From a profile of Michele Bachmann in this week’s New Yorker:
Later that year, [the Bachmanns] experienced a second life-altering event: they watched a series of films by the evangelist and theologian Francis Schaeffer called “How Should We Then Live?”
Schaeffer, who ran a mission in the Swiss Alps known as L’Abri (“the shelter”), opposed liberal trends in theology. One of the most influential evangelical thinkers of the nineteen-seventies and early eighties, he has been credited with getting a generation of Christians involved in politics. Schaeffer’s film series consists of ten episodes tracing the influence of Christianity on Western art and culture, from ancient Rome to Roe v. Wade. In the films, Schaeffer—who has a white goatee and is dressed in a shearling coat and mountain climber’s knickers—condemns the influence of the Italian Renaissance, the Enlightenment, Darwin, secular humanism, and postmodernism. He repeatedly reminds viewers of the “inerrancy” of the Bible and the necessity of a Biblical world view. “There is only one real solution, and that’s right back where the early church was,” Schaeffer tells his audience. “The early church believed that only the Bible was the final authority. What these people really believed and what gave them their whole strength was in the truth of the Bible as the absolute infallible word of God.”

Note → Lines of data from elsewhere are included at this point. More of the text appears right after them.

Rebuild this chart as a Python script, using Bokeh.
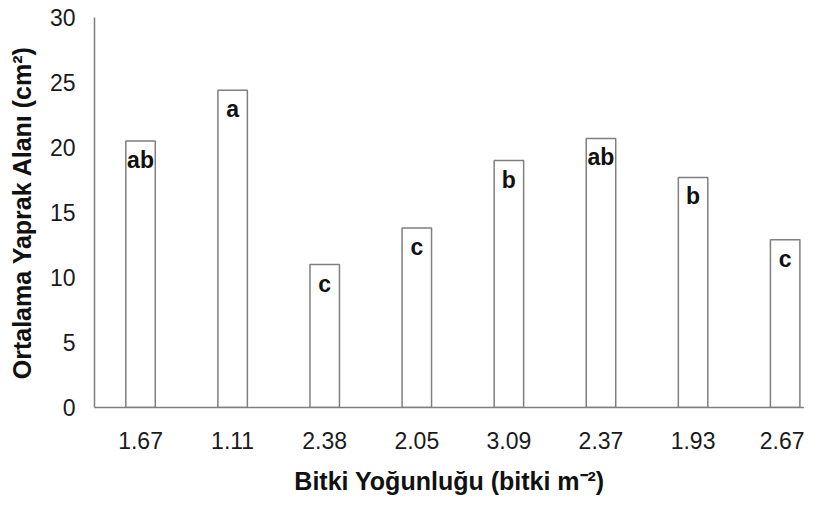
from bokeh.plotting import figure
from bokeh.models import Range1d, FixedTicker, ColumnDataSource
from bokeh.core.properties import value
from bokeh.embed import file_html
from bokeh.resources import INLINE

densities = ["1.67", "1.11", "2.38", "2.05", "3.09", "2.37", "1.93", "2.67"]
leaf_area = [20.5, 24.4, 11.0, 13.8, 19.0, 20.7, 17.7, 12.9]
letters = ["ab", "a", "c", "c", "b", "ab", "b", "c"]
y_ticks = [0, 5, 10, 15, 20, 25, 30]

xs = list(range(len(densities)))
src = ColumnDataSource(dict(x=xs, top=leaf_area, lab=letters))

FONT = "Liberation Sans"
GREY = "#7f7f7f"

p = figure(width=804, height=497, output_backend="svg", toolbar_location=None,
           x_range=Range1d(-0.5, 7.21), y_range=Range1d(0, 30),
           min_border_left=94, min_border_right=0, min_border_top=17, min_border_bottom=88)
p.outline_line_color = None
p.xgrid.grid_line_color = None
p.ygrid.grid_line_color = None
p.background_fill_color = "white"
p.border_fill_color = "white"

p.vbar(x="x", top="top", bottom=0, width=0.32, source=src,
       fill_color="white", line_color=GREY, line_width=1.5)
p.text(x="x", y="top", text="lab", source=src, text_align="center",
       text_baseline="top", y_offset=6, text_font=value(FONT),
       text_font_size="23px", text_font_style="bold", text_color="#111111")

xa = p.xaxis[0]
xa.ticker = FixedTicker(ticks=xs)
xa.major_label_overrides = {i: d for i, d in zip(xs, densities)}
ya = p.yaxis[0]
ya.ticker = FixedTicker(ticks=y_ticks)

for ax in (xa, ya):
    ax.axis_line_color = GREY
    ax.axis_line_width = 1.5
    ax.major_tick_line_color = None
    ax.minor_tick_line_color = None
    ax.major_tick_in = 0
    ax.major_tick_out = 0
    ax.major_label_text_font = FONT
    ax.major_label_text_font_size = "23px"
    ax.major_label_text_color = "#1a1a1a"
    ax.axis_label_text_font = FONT
    ax.axis_label_text_font_size = "25px"
    ax.axis_label_text_font_style = "bold"
    ax.axis_label_text_color = "#111111"

xa.axis_label = "Bitki Yoğunluğu (bitki m⁻²)"
xa.major_label_standoff = 24
xa.axis_label_standoff = 15
ya.axis_label = "Ortalama Yaprak Alanı (cm²)"
ya.major_label_standoff = 19
ya.axis_label_standoff = 11

open("out.html", "w").write(file_html(p, INLINE))
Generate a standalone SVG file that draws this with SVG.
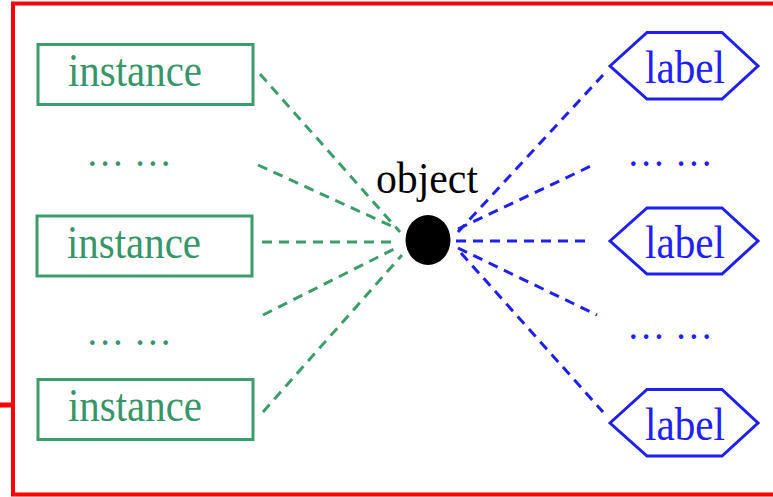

The American Revolution was very much an Enlightenment revolution. Ideas we cherish and that are embodied in the Constitution and the Bill of Rights, from freedom of speech and religion, to restrictions on state police power, to a popularly elected government, were the result of political theory that emerged during the Enlightenment as a rejection of traditional European oligarchies.
Bachmann, Rick Perry, and others on the Christian right consistently miss this point. Worse, they misunderstand the religious views of the American Founders, usually to justify advancing their own religiously-motivated political agenda. As a simple refutation of this, I offer the first few paragraphs of Thomas Jefferson’s Virginia Statute for Religious Freedom:
An Act for establishing religious Freedom.
Whereas, Almighty God hath created the mind free;
that all attempts to influence it by temporal punishments or burthens, or by civil incapacitations tend only to beget habits of hypocrisy and meanness, and therefore are a departure from the plan of the holy author of our religion, who being Lord, both of body and mind yet chose not to propagate it by coercions on either, as was in his Almighty power to do,
that the impious presumption of legislators and rulers, civil as well as ecclesiastical, who, being themselves but fallible and uninspired men have assumed dominion over the faith of others, setting up their own opinions and modes of thinking as the only true and infallible, and as such endeavouring to impose them on others, hath established and maintained false religions over the greatest part of the world and through all time;
that to compel a man to furnish contributions of money for the propagation of opinions which he disbelieves is sinful and tyrannical;
that even the forcing him to support this or that teacher of his own religious persuasion is depriving him of the comfortable liberty of giving his contributions to the particular pastor, whose morals he would make his pattern, and whose powers he feels most persuasive to righteousness, and is withdrawing from the Ministry those temporary rewards, which, proceeding from an approbation of their personal conduct are an additional incitement to earnest and unremitting labours for the instruction of mankind;
that our civil rights have no dependence on our religious opinions any more than our opinions in physics or geometry,
When people like Schaeffer reject the Enlightenment and other cornerstones of modern Western political thought, they are very much rejecting the founding principles of the United States. Bachmann and others that seek to govern this country should be reminded of this simple fact at every opportunity.